Starting at the first line of the data, print each line verbatim up to and including the line bearing "from matplotlib.ticker import MultipleLocator", omitting pictures.

• • • • • • •

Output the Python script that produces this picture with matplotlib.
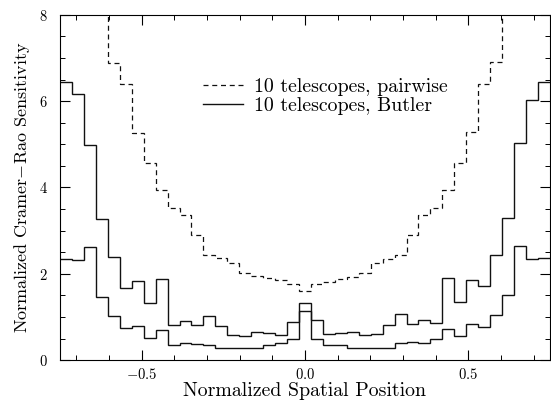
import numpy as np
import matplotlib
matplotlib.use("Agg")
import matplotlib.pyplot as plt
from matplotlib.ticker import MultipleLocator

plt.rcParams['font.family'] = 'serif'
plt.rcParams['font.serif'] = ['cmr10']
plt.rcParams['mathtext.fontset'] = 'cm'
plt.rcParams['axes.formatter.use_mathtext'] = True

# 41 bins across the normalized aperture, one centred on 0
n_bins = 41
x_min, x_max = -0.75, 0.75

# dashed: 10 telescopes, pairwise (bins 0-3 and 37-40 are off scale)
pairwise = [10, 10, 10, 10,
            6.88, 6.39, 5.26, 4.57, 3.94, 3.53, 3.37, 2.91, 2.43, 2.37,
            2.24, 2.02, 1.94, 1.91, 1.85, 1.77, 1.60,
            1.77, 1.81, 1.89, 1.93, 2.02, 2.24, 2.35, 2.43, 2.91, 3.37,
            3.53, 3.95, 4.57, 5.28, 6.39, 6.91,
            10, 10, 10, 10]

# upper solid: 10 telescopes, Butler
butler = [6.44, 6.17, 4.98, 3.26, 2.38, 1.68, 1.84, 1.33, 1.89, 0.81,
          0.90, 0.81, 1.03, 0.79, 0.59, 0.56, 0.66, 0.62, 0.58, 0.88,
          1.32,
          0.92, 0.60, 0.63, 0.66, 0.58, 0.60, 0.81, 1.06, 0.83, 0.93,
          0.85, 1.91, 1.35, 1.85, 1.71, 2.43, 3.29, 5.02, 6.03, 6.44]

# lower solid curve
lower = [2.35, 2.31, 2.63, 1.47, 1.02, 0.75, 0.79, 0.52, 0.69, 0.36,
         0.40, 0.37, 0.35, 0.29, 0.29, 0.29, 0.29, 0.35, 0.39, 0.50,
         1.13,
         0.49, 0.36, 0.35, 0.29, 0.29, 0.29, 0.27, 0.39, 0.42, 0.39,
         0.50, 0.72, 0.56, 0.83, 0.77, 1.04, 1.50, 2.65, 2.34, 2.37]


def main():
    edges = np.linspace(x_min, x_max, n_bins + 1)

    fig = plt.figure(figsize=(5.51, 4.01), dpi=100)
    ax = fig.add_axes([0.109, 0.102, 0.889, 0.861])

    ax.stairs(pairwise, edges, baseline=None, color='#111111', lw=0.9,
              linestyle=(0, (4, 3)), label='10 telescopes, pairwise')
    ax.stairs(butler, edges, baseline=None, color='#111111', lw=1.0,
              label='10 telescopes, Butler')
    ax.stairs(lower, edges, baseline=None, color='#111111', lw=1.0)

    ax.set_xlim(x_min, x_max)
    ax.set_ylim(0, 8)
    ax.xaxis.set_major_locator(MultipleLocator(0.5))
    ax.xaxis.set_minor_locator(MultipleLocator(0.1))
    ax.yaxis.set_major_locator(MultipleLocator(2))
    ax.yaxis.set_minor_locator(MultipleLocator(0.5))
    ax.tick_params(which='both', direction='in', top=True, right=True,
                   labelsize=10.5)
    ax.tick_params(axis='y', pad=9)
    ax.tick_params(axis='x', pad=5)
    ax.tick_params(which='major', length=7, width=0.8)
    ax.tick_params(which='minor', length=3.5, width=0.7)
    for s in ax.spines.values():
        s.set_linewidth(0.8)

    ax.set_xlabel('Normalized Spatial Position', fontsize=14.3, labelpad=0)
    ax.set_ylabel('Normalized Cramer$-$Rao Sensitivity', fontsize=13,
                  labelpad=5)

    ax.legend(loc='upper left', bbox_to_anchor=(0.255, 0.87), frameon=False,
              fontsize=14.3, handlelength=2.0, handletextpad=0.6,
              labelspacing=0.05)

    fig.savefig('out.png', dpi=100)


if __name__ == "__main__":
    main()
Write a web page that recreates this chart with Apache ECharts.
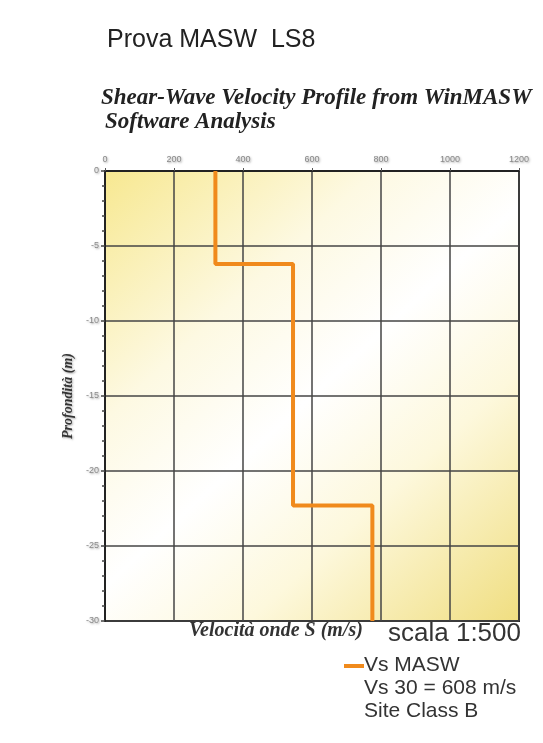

• • • • • • •

→ **Final result**
Output the Python script that produces this picture with matplotlib.
import numpy as np
import matplotlib
matplotlib.use("Agg")
import matplotlib.pyplot as plt
from matplotlib.ticker import MultipleLocator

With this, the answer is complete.